Heart Beat

Why does he do this to me? Making me feel numb. My heart beats extra fast when i think about him. What he did. What he's doing. Seeing him, it just makes me grin. He's adorable, funny, manly. He's everything. The way he speaks, he laughs, he smiles, he barfs. Its just perfect to me. No matter how bad his singing is, i wouldn't mind listening to it, forever. We skyped for awhile. From 11.40 pm until 2.30 pm. After, the connection just lost and all was just a blur. He said he's laptop does that sometimes, automatically turns off when it gets over heated. After, he called me. And ended the call at 4.33 pm. He gave me so much advice, so much to learn, so much to cherish. We asked each other questions and answered them with much honesty. He was really honest. I'm happy for so. He told me so many facts about himself. He even told me his secrets, some he did not even tell anyone else. He told me he believed in me. Oh, my grin was so big that i was even giggling to myself like an idiot. Ahaha. I told him my darkest secrets as well. What happens in my life, what i expect out of it. Everything. And he accepted every single one. He never complaint about how much i talked, nor he sounded bored. He was actually listening. I also listen to his stories, about how he met his first girlfriend, got his first kiss, everything. And, honestly, my chest hurt so bad that time. I kept clutching my heart. The pain unbearable. It hurt so much. I tried to laugh and smile. It came out, but it wasn't sincere. After, i dared myself to ask the question again. I had to.

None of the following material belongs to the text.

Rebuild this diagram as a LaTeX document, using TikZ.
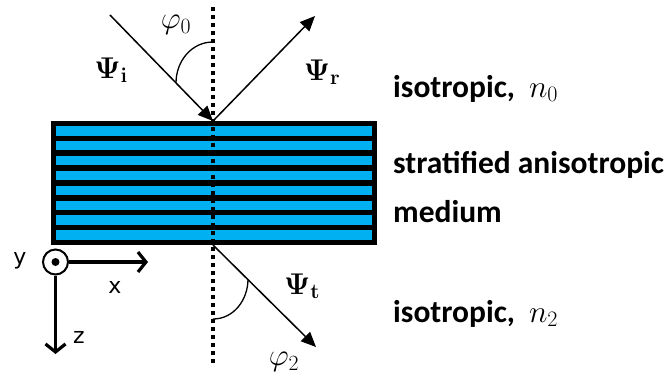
\RequirePackage{fix-cm}
\documentclass[tikz,border=0pt]{standalone}
\usepackage{amsmath,amssymb}
\usepackage[no-math]{fontspec}
\setsansfont{Carlito}
\newfontfamily\axfont{DejaVu Sans}
\usetikzlibrary{arrows.meta,positioning}
\definecolor{bandblue}{HTML}{00B0F0}

\begin{document}
\begin{tikzpicture}[x=1pt, y=-1pt,
  ray/.style={line width=1.5pt, -{Triangle[length=15pt, width=13pt]}},
  axis/.style={line width=3.2pt, -{Straight Barb[length=8pt, width=20pt, line width=3.2pt]}},
  normal/.style={line width=3.5pt, dash pattern=on 3.5pt off 4.5pt},
  ang/.style={line width=1.3pt},
  lab/.style={inner sep=0pt, font=\fontsize{31}{34}\selectfont},
  psi/.style={lab, font=\fontsize{30}{34}\selectfont},
  axlab/.style={inner sep=0pt, font=\axfont\fontsize{22}{26}\selectfont},
  med/.style={anchor=base west, inner sep=0pt,
              font=\sffamily\bfseries\fontsize{31.5}{36}\selectfont}]
\useasboundingbox (0,0) rectangle (672,376);
% layered slab
\node[fill=black, inner sep=0pt, minimum width=326pt, minimum height=124pt,
      anchor=north west] (slab) at (51,121) {};
\foreach \k in {0,...,7}
  \fill[bandblue] (56,{126+14.9*\k}) rectangle (372,{135.5+14.9*\k});
% rays and normal
\coordinate (hit) at (213,121);
\coordinate (exit) at (213,245);
\coordinate (src) at (110,15);
\coordinate (refl) at (315,16);
\coordinate (trans) at (316,347);
\coordinate (ntop) at (213,7);
\coordinate (nbot) at (213,364);
\draw[normal] (ntop) -- (nbot);
\draw[ray] (src) -- (hit);
\draw[ray] (hit) -- (refl);
\draw[ray] (exit) -- (trans);
\coordinate (a0) at (213,42);
\coordinate (b0) at (176,83);
\coordinate (a2) at (213,319);
\coordinate (b2) at (248,279);
\draw[ang] (a0) to[out=180, in=90] (b0);
\draw[ang] (a2) to[out=0, in=-90] (b2);
\node[lab] (phi0) at (176,25) {$\varphi_0$};
\node[lab] (phi2) at (284,362) {$\varphi_2$};
\node[psi] (psii) at (111,70) {$\mathbf{\Psi}_{\mathbf{i}}$};
\node[psi] (psir) at (322,72) {$\mathbf{\Psi}_{\mathbf{r}}$};
\node[psi] (psit) at (302,286) {$\mathbf{\Psi}_{\mathbf{t}}$};
% axes
\node[circle, draw, line width=2pt, minimum size=25pt, inner sep=0pt] (ori) at (55.5,262) {};
\node[circle, fill, minimum size=8pt, inner sep=0pt] (dot) at (ori) {};
\coordinate (xend) at (148,262);
\coordinate (zend) at (55.5,354);
\draw[axis] (ori) -- (xend);
\draw[axis] (ori) -- (zend);
\node[axlab] (ylab) at (20,261) {y};
\node[axlab] (xlab) at (115,287) {x};
\node[axlab] (zlab) at (79,337) {z};
% media
\node[med] (iso0) at (393,97) {isotropic,\hspace{14pt}$n_0$};
\node[med] (strat) at (393,173) {stratified anisotropic};
\node[med] (medium) at (393,222) {medium};
\node[med] (iso2) at (393,322) {isotropic,\hspace{14pt}$n_2$};
\end{tikzpicture}
\end{document}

"If i told you i liked you, would you like me back?"

He went silent for awhile. But he quickly says "I'm not sure...", but after, he told me about the girl he likes. He has liked her for 3 months now. She's very popular among the boys, he says. He made me feel so weak, so vulnerable. But suddenly, words of heaven reached my ears. "But after what we've gone through, the call and skype and all, if i haven't met her, i would've fallen for you straight away." Does that mean i have a chance? Do i?

But his heart still belongs to her. But i don't care, just being his friend means the world to me.